The blog covers about multi-cloud model and hybrid cloud model concept. Depending on the requirement, the company can choose either model.
Dive deep into the multi-cloud model and hybrid cloud here-
The multi-cloud model is more or less for cloud-native applications that are developed from microservices and containers from various cloud service providers. In the multi-cloud model, you can essentially use two or more public clouds for deploying workloads.
You should choose multiple clouds for vendor lock-in. This helps to avoid becoming locked with a specific cloud provider’s infrastructure, pricing model, and other related services. As cloud apps that are based on microservices and containers are designed to be portable between different clouds and thus, no exploitation to cloud provider’s potential.
There are 2 major reasons why companies are using the multi-cloud model:
1) Split Workload Across Multiple Clouds: If you want to split the workload across multiple clouds, use cases are available to interact with existing workloads.
2) Replicate Same Workload Across Multiple Clouds: If you want to replicate the same workload across multiple clouds, use cases are available to replicate workload and thus, reducing latency. Besides, redundancy is good for high availability.
To get the benefits of a multi-cloud environment, you should choose the best features of each cloud provider. Let’s for say, choose Microsoft for Microsoft products, choose Google for big data analytics, and choose AWS for web apps. These are different vendor clouds that are known for managing various types of workloads. These are often based on a random choice of services that are not homogeneous or portable across several environments. However, some companies might increase complexity and be unable to gain many benefits from an exact multi-cloud deployment.
Hybrid Cloud Model:
In a hybrid cloud model, the companies use both private and public clouds to create a unified, well-managed, and automated computing environment. When it comes to performing activities in a hybrid cloud, the private cloud is used to perform critical activities and the public cloud is used to perform non-critical activities.

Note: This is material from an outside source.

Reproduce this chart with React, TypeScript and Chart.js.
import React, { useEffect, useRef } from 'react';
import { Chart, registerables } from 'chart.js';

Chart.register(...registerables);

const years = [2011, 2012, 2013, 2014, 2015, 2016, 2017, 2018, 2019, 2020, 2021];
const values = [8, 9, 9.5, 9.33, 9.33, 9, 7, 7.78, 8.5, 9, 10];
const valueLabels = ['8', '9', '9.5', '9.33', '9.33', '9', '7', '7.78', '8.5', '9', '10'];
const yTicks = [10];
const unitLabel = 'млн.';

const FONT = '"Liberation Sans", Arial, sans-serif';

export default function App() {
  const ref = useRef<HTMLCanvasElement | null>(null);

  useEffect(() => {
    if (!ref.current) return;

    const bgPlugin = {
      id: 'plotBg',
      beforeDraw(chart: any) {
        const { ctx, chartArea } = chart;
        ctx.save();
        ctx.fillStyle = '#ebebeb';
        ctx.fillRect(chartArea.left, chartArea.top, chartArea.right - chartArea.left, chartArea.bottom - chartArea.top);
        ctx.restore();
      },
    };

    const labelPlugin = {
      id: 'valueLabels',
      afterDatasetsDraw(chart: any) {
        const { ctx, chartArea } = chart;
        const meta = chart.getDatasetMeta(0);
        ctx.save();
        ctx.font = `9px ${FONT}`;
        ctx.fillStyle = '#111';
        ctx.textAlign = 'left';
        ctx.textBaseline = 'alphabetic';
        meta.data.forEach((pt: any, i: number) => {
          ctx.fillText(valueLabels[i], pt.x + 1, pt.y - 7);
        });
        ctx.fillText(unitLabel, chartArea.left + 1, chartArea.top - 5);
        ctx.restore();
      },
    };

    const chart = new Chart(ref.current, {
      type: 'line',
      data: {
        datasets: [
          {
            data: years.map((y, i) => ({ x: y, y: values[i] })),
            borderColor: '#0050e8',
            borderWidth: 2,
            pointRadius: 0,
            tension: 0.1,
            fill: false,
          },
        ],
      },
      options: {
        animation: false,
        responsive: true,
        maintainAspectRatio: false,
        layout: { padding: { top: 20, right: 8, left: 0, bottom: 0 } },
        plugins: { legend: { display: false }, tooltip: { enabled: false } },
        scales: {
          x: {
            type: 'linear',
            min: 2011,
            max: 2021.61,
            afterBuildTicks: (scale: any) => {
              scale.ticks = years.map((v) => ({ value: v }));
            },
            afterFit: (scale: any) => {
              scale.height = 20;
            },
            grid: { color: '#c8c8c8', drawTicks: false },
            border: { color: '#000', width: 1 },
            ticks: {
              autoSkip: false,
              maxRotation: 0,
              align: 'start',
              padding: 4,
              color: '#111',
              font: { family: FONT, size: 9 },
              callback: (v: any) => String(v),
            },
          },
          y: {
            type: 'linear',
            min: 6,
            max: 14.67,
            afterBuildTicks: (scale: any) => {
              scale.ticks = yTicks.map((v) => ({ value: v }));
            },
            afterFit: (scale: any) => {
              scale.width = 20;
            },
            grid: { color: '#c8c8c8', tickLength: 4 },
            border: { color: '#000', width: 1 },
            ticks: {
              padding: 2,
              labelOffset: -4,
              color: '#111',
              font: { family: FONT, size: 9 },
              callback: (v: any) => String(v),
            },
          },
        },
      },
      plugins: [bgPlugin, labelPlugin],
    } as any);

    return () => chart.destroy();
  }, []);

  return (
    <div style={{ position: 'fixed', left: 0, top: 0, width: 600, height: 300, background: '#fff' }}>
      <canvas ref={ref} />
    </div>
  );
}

Before the cloud, companies need to buy their own servers, routers, switches, and own physical structure. This means that there should be someone to manage physical infrastructure and it requires plenty of money in maintenance. After cloud, companies can rent servers online and use someone else’s infrastructure for storage and data management. Microsoft Azure, Google, Amazon Web Services, NetApp, and Cisco are big cloud service providers. These cloud service providers have different use cases like mobile apps, web applications, machine learning, artificial intelligence.

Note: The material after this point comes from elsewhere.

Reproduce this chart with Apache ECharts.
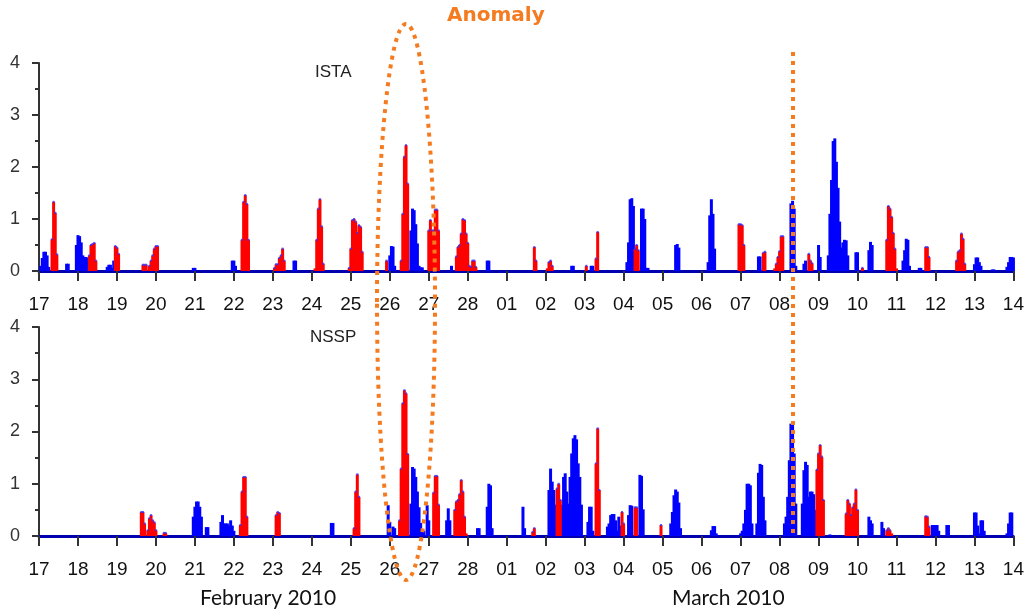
<!DOCTYPE html>
<html>
<head>
<meta charset="utf-8">
<script src="https://cdn.jsdelivr.net/npm/echarts@6/dist/echarts.min.js"></script>
<style>
  html, body { margin: 0; padding: 0; background: #fff; }
  #main { width: 1027px; height: 614px; }
</style>
</head>
<body>
<div id="main"></div>
<script>
// day tick labels, one per 24 hours starting 17 Feb 2010
const dayLabels = ['17', '18', '19', '20', '21', '22', '23', '24', '25', '26', '27', '28',
  '01', '02', '03', '04', '05', '06', '07', '08', '09', '10', '11', '12', '13', '14']

// [start hour, hourly values...]  (hour 0 = 17 Feb 00:00)
const istaBlue = [
  [1, [0.1, 0.25, 0.37, 0.37, 0.3, 0.08]],
  [17, [0.14, 0.14]],
  [23, [0.5, 0.69, 0.67, 0.55, 0.3, 0.27, 0.27, 0.25]],
  [42, [0.08, 0.12, 0.12, 0.06]],
  [46, [0.2]],
  [95, [0.06, 0.06]],
  [119, [0.2, 0.2, 0.1]],
  [157, [0.2, 0.2]],
  [216, [0.3, 0.48, 0.47, 0.1]],
  [229, [0.78, 1.2, 1.17, 0.9, 0.53, 0.1, 0.07, 0.07]],
  [254, [0.1]],
  [276, [0.2, 0.2]],
  [328, [0.1, 0.1]],
  [340, [0.1, 0.1]],
  [362, [0.17, 0.55, 1.38, 1.4, 1.25, 0.1]],
  [371, [1.2, 1.2, 1.0, 0.06, 0.06]],
  [392, [0.5, 0.52, 0.45]],
  [412, [0.17, 1.07, 1.38, 1.1, 0.43]],
  [443, [0.28, 0.28]],
  [463, [1.3, 1.35, 1.2, 0.1]],
  [471, [0.14, 0.2]],
  [480, [0.5, 0.27]],
  [486, [0.3, 1.1, 1.75, 2.5, 2.55, 2.1, 1.6, 0.95, 0.45, 0.55, 0.6, 0.59, 0.3]],
  [503, [0.36, 0.36]],
  [511, [0.4, 0.56, 0.5]],
  [532, [0.2, 0.4, 0.62, 0.6, 0.1]],
  [542, [0.06, 0.06]],
  [576, [0.13, 0.26, 0.26, 0.17, 0.1]],
  [587, [0.03, 0.03]],
  [596, [0.08, 0.17, 0.27, 0.27, 0.26]]
]
const istaRed = [
  [8, [0.61, 1.33, 1.12, 0.32]],
  [31, [0.3, 0.5, 0.52, 0.54, 0.2]],
  [47, [0.48, 0.45, 0.33]],
  [64, [0.12, 0.12, 0.12]],
  [68, [0.1, 0.2, 0.3, 0.43, 0.48, 0.48]],
  [125, [0.6, 1.33, 1.46, 1.29, 0.6]],
  [145, [0.06, 0.13, 0.13, 0.25, 0.3, 0.43, 0.2]],
  [170, [0.05, 0.6, 1.2, 1.38, 0.86, 0.14]],
  [191, [0.06, 0.43, 0.98, 1.0, 0.95, 0.73, 0.88, 0.85, 0.37]],
  [214, [0.2]],
  [223, [0.2, 1.1, 2.2, 2.42, 1.68]],
  [240, [0.78, 0.98, 0.78, 0.78, 1.18, 1.18, 0.78]],
  [257, [0.28, 0.46, 0.5, 0.72, 1.0, 0.98, 0.72, 0.54, 0.1, 0.08, 0.2, 0.2, 0.08]],
  [305, [0.46, 0.2]],
  [313, [0.05, 0.17, 0.2, 0.1]],
  [337, [0.1]],
  [343, [0.24, 0.75]],
  [367, [0.43, 0.5, 0.4]],
  [431, [0.9, 0.9, 0.88, 0.5]],
  [446, [0.35, 0.37]],
  [453, [0.05, 0.14, 0.27, 0.38, 0.67, 0.67]],
  [474, [0.33, 0.2, 0.15]],
  [507, [0.06]],
  [522, [0.6, 1.25, 1.2, 1.04, 0.73, 0.43, 0.05]],
  [546, [0.46, 0.46, 0.27]],
  [565, [0.2, 0.37, 0.4, 0.72, 0.62, 0.14]]
]
const nsspBlue = [
  [95, [0.37, 0.56, 0.66, 0.66, 0.56, 0.37]],
  [103, [0.17, 0.17]],
  [112, [0.27, 0.4, 0.24, 0.24, 0.24, 0.2, 0.3, 0.2, 0.1]],
  [180, [0.25, 0.25]],
  [215, [0.59, 0.27, 0, 0.18, 0.15]],
  [229, [0.62, 1.32, 1.29, 1.13, 0.85, 0.55, 0.25, 0.1, 0.1]],
  [239, [0.59, 0.3]],
  [251, [0.3, 0.53, 0.3]],
  [270, [0.15, 0.15]],
  [276, [0.56, 1.0, 0.97, 0.15]],
  [298, [0.56, 0.15]],
  [314, [0.88, 1.29, 1.04, 0.88, 0.6]],
  [322, [0.6, 1.13, 1.2, 0.85, 0.62, 1.13, 1.58, 1.87, 1.93, 1.85, 1.39, 1.13, 0.6]],
  [338, [0.27, 0.56, 0.56, 0.1]],
  [350, [0.18, 0.24, 0.4, 0.42, 0.42, 0.3, 0.1, 0.37, 0.2]],
  [363, [0.4, 0.59, 0.58]],
  [370, [1.17, 1.15, 0.51]],
  [389, [0.24, 0.46, 0.78, 0.89, 0.85, 0.64, 0.15]],
  [414, [0.11, 0.19, 0.19, 0.05]],
  [432, [0.05, 0.1, 0.24, 0.5, 1.0, 1.0, 0.97, 0.24]],
  [442, [0.24, 1.21, 1.38, 1.36, 0.75, 0.3]],
  [459, [0.24, 0.37, 0.75, 1.45, 2.15, 2.18, 1.58, 0.62]],
  [470, [0.62, 1.26, 1.42, 1.36, 0.75, 0.85, 0.85, 0.8, 0.5, 0.1]],
  [487, [0.03]],
  [511, [0.37, 0.3, 0.24]],
  [519, [0.27, 0.15]],
  [550, [0.21, 0.21, 0.21, 0.21, 0.1]],
  [559, [0.21, 0.21]],
  [576, [0.45, 0.45, 0.2, 0.05, 0.3, 0.3, 0.1]],
  [596, [0.05, 0.24, 0.45, 0.45]]
]
const nsspRed = [
  [63, [0.46, 0.46, 0.24]],
  [67, [0.11, 0.34, 0.4, 0.3, 0.26, 0.11]],
  [77, [0.06, 0.06]],
  [124, [0.21, 0.85, 1.13, 1.13, 0.37]],
  [146, [0.4, 0.46, 0.44]],
  [194, [0.15, 0.85, 1.18, 0.75]],
  [222, [0.3, 1.29, 2.54, 2.79, 2.73, 1.57]],
  [243, [0.83, 1.15, 1.15, 0.6]],
  [256, [0.5, 0.66, 0.69, 0.8, 1.07, 0.85, 0.37, 0.05]],
  [304, [0.08, 0.15]],
  [319, [0.91, 1.0, 0.69]],
  [343, [1.39, 2.06, 0.88]],
  [359, [0.46, 0.24]],
  [367, [0.55, 0.55]],
  [383, [0.21]],
  [479, [1.27, 1.58, 1.74, 1.52, 0.69]],
  [497, [0.43, 0.69, 0.62, 0.4, 0.55, 0.62, 0.89, 0.5]],
  [522, [0.11, 0.15, 0.11, 0.05]],
  [546, [0.38, 0.37, 0.18]]
]

function toPoints (clusters) {
  const out = []
  clusters.forEach(function (c) {
    c[1].forEach(function (v, i) { out.push([c[0] + i, v]) })
  })
  return out
}

const orange = '#f47b20'

function xAxisCfg (gridIndex) {
  return {
    type: 'value',
    gridIndex: gridIndex,
    min: 0,
    max: 600,
    interval: 24,
    axisLine: { lineStyle: { color: '#0000b0', width: 3 } },
    axisTick: { length: 10, lineStyle: { color: '#333', width: 2 } },
    axisLabel: {
      margin: 24,
      fontSize: 19,
      fontFamily: "'Liberation Sans Narrow', 'Liberation Sans', sans-serif",
      color: '#111',
      showMaxLabel: true,
      formatter: function (v) { return dayLabels[Math.round(v / 24)] }
    },
    splitLine: { show: false }
  }
}
function yAxisCfg (gridIndex) {
  return {
    type: 'value',
    gridIndex: gridIndex,
    min: 0,
    max: 4,
    interval: 1,
    axisLine: { show: true, lineStyle: { color: '#333', width: 2 } },
    axisTick: { show: true, length: 7, lineStyle: { color: '#333', width: 2 } },
    minorTick: { show: true, splitNumber: 2, length: 4, lineStyle: { color: '#333', width: 2 } },
    axisLabel: { margin: 19, fontSize: 18, color: '#333', fontFamily: 'Liberation Sans' },
    splitLine: { show: false }
  }
}
function barSeries (name, clusters, color, idx) {
  return {
    name: name,
    type: 'bar',
    xAxisIndex: idx,
    yAxisIndex: idx,
    barWidth: 3,
    barGap: '-100%',
    data: toPoints(clusters),
    itemStyle: { color: color },
    silent: true
  }
}
// small blue point marks sitting on the red bars, as in the source plot
function dotSeries (clusters, idx) {
  return {
    type: 'scatter',
    xAxisIndex: idx,
    yAxisIndex: idx,
    symbol: 'rect',
    symbolSize: 2,
    data: toPoints(clusters).filter(function (p) { return p[1] > 0.05 }),
    itemStyle: { color: '#3030ff' },
    silent: true,
    z: 3
  }
}

const chart = echarts.init(document.getElementById('main'))
chart.setOption({
  animation: false,
  grid: [
    { left: 39, right: 11, top: 63, height: 208 },
    { left: 39, right: 11, top: 327, height: 209 }
  ],
  xAxis: [xAxisCfg(0), xAxisCfg(1)],
  yAxis: [yAxisCfg(0), yAxisCfg(1)],
  series: [
    barSeries('ISTA blue', istaBlue, '#0000ff', 0),
    barSeries('ISTA red', istaRed, '#ff0000', 0),
    barSeries('NSSP blue', nsspBlue, '#0000ff', 1),
    barSeries('NSSP red', nsspRed, '#ff0000', 1),
    dotSeries(istaRed, 0),
    dotSeries(nsspRed, 1)
  ],
  graphic: [
    { type: 'text', left: 315, top: 64, style: { text: 'ISTA', fontSize: 17, fontFamily: 'Liberation Sans', fill: '#222' } },
    { type: 'text', left: 310, top: 329, style: { text: 'NSSP', fontSize: 17, fontFamily: 'Liberation Sans', fill: '#222' } },
    { type: 'text', left: 447, top: 6, style: { text: 'Anomaly', fontSize: 20, fontWeight: 'bold', fontFamily: 'DejaVu Sans', fill: orange } },
    { type: 'text', left: 200, top: 588, style: { text: 'February 2010', fontSize: 21, fontFamily: 'Lato', fill: '#111' } },
    { type: 'text', left: 672, top: 588, style: { text: 'March 2010', fontSize: 21, fontFamily: 'Lato', fill: '#111' } },
    {
      type: 'ellipse', z: 100,
      shape: { cx: 406, cy: 302, rx: 29, ry: 278 },
      style: { fill: 'none', stroke: orange, lineWidth: 4, lineDash: [4, 5] }
    },
    {
      type: 'line', z: 100,
      shape: { x1: 793, y1: 52, x2: 793, y2: 538 },
      style: { stroke: orange, lineWidth: 4, lineDash: [4, 5] }
    }
  ]
})
</script>
</body>
</html>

Benefits of Having a Hybrid Cloud Model:
- If you are a start-up and want to look for a virtual space where you can store data and set up infrastructure easily, a hybrid cloud is the best option.

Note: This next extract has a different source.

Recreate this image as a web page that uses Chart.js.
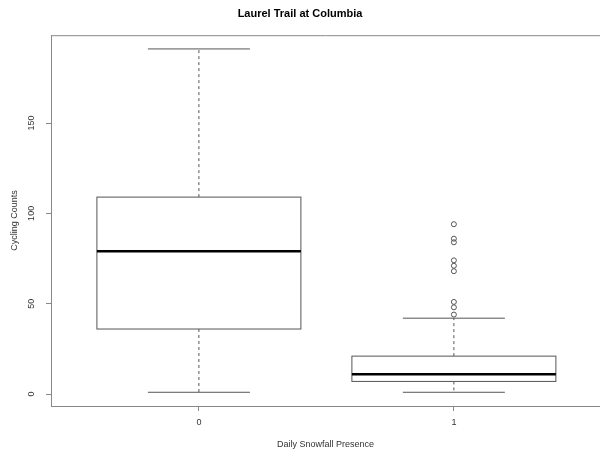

- It is super-efficient. In any situation, if routers or switches fail to work, the cloud service provider can easily take care of the underlying infrastructure.
- You are allowed to add or remove servers as per your need. It is highly scalable and flexible.
- You are not asked to buy any physical servers, you are allowed to spin up servers in a single click and scale down in a single click. This is based on Pay-As-You-Go Model.
As the Hybrid cloud model provides the top features of both private cloud as well as public cloud, it can adapt to the demands of the company related to memory, space, and system.
You might be thinking it is a very cost-effective way to rent servers on the cloud and be beneficial. But, it is not so. Some companies still use on-premise infrastructure to control costs, they don’t want to depend on other companies for their storage, and so forth. Another reason can be what will you do if the cloud provider goes bankrupt? How will you get the services for which you have paid a handsome amount? Other major reasons include compliance and security. In some countries, there are compliance rules and security practices that you need to conform to maintain data privacy.
The best thing is that cloud has premises to run workloads and manage data effectively. Just use the cloud premises as you need.